Apart from being “a remixed expression of sports retail culture that blurs the line between physical and digital”, the store is also designed to erase the boundary between male and female in sportswear, a nod to the concept of “a unique sports lifestyle for all”.

To launch the concept store in China would be a timely shrewd step by Nike given the country’s young people, mostly, post-95s who have started to embrace gender-neutral clothing in recent years.

This is partly due to the rising awareness of gender equality fuelled by social movements pushing for women’s and LGBTQ+ rights amongst young Chinese. Such a societal dynamic has also been reflected in the country’s fashion with “de-gendering” being one of the emerging consumer trends in China’s Gen Z demographics.

China’s gender-neutral fashion market sector was reported to have seen an increase of 340% in 2021, according to a report by China’s leading business data analytics platform CBNData. Moreover, women have turned out to be the backbone of the genderless apparel market with a consumption rate growing by 468%, twice as fast as that of their male counterparts.

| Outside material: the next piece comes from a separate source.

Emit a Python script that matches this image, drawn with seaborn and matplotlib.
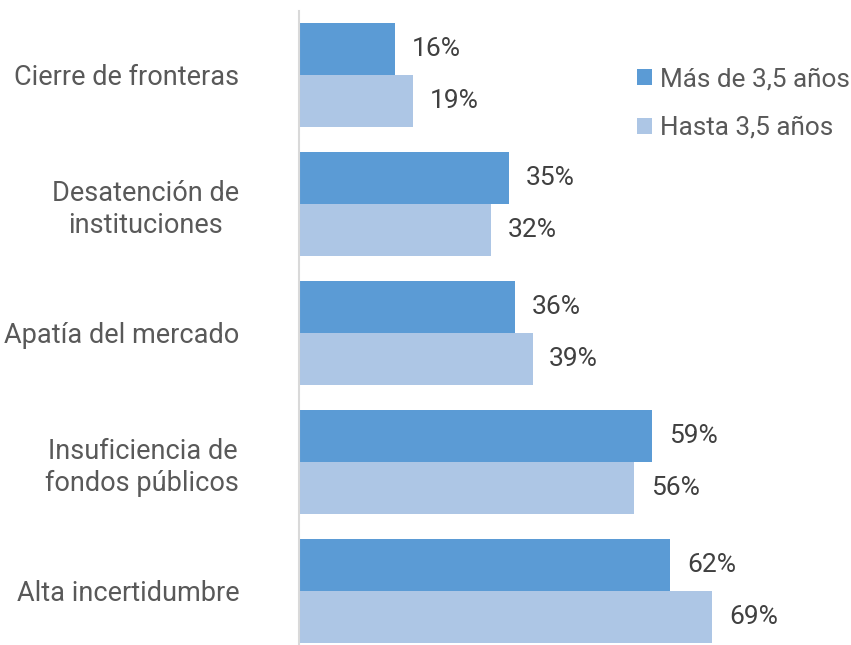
import matplotlib
matplotlib.use("Agg")
import matplotlib.pyplot as plt
import seaborn as sns
import pandas as pd

categories = [
    "Cierre de fronteras",
    "Desatención de\ninstituciones",
    "Apatía del mercado",
    "Insuficiencia de\nfondos públicos",
    "Alta incertidumbre",
]
series_names = ["Más de 3,5 años", "Hasta 3,5 años"]
mas_de = [16, 35, 36, 59, 62]
hasta = [19, 32, 39, 56, 69]
colors = ["#5B9BD5", "#ADC6E5"]

df = pd.DataFrame({
    "categoria": categories * 2,
    "grupo": [series_names[0]] * len(categories) + [series_names[1]] * len(categories),
    "valor": mas_de + hasta,
})

sns.set_style("white")
plt.rcParams["font.family"] = ["Roboto", "DejaVu Sans"]

W, H = 851, 645
fig = plt.figure(figsize=(W / 100, H / 100), dpi=100)
ax = fig.add_axes([299 / W, 0.0, 551 / W, (H - 10.5) / H])

sns.barplot(
    data=df, y="categoria", x="valor", hue="grupo",
    order=categories, hue_order=series_names,
    palette=colors, orient="h", width=0.806, ax=ax,
    saturation=1, errorbar=None, linewidth=0,
)

ax.set_xlim(0, 92)
ax.set_ylim(4.42, -0.5)
ax.set_xlabel("")
ax.set_ylabel("")
ax.set_xticks([])

for side in ["top", "right", "bottom"]:
    ax.spines[side].set_visible(False)
ax.spines["left"].set_color("#D9D9D9")
ax.spines["left"].set_linewidth(1.5)

ax.tick_params(axis="y", length=0, pad=43, labelsize=19.5, labelcolor="#595959")
for lab in ax.get_yticklabels():
    lab.set_multialignment("center")
    lab.set_linespacing(1.25)

for container in ax.containers:
    ax.bar_label(container, labels=[f"{int(v)}%" for v in container.datavalues],
                 padding=12, fontsize=19, color="#404040")

leg = ax.legend(
    loc="upper left", bbox_to_anchor=((637 - 299) / 551, (H - 67) / (H - 10.5)),
    frameon=False, fontsize=18.8, handlelength=0.57, handleheight=0.57,
    handletextpad=0.3, labelspacing=0.95, borderaxespad=0, borderpad=0,
)
for t in leg.get_texts():
    t.set_color("#595959")

fig.savefig("out.png", dpi=100)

In addition, the emerging fashion trend has also been gaining traction in China’s digital space with Xiaohongshu, China’s biggest lifestyle sharing platform reporting doubled growth of posts under the tag of “gender-neutral fashion”, which is mostly driven by the young dwelling in China’s major cities including Beijing, Shanghai and Guangzhou, where people are more open to embracing new ideology regarding gender identity.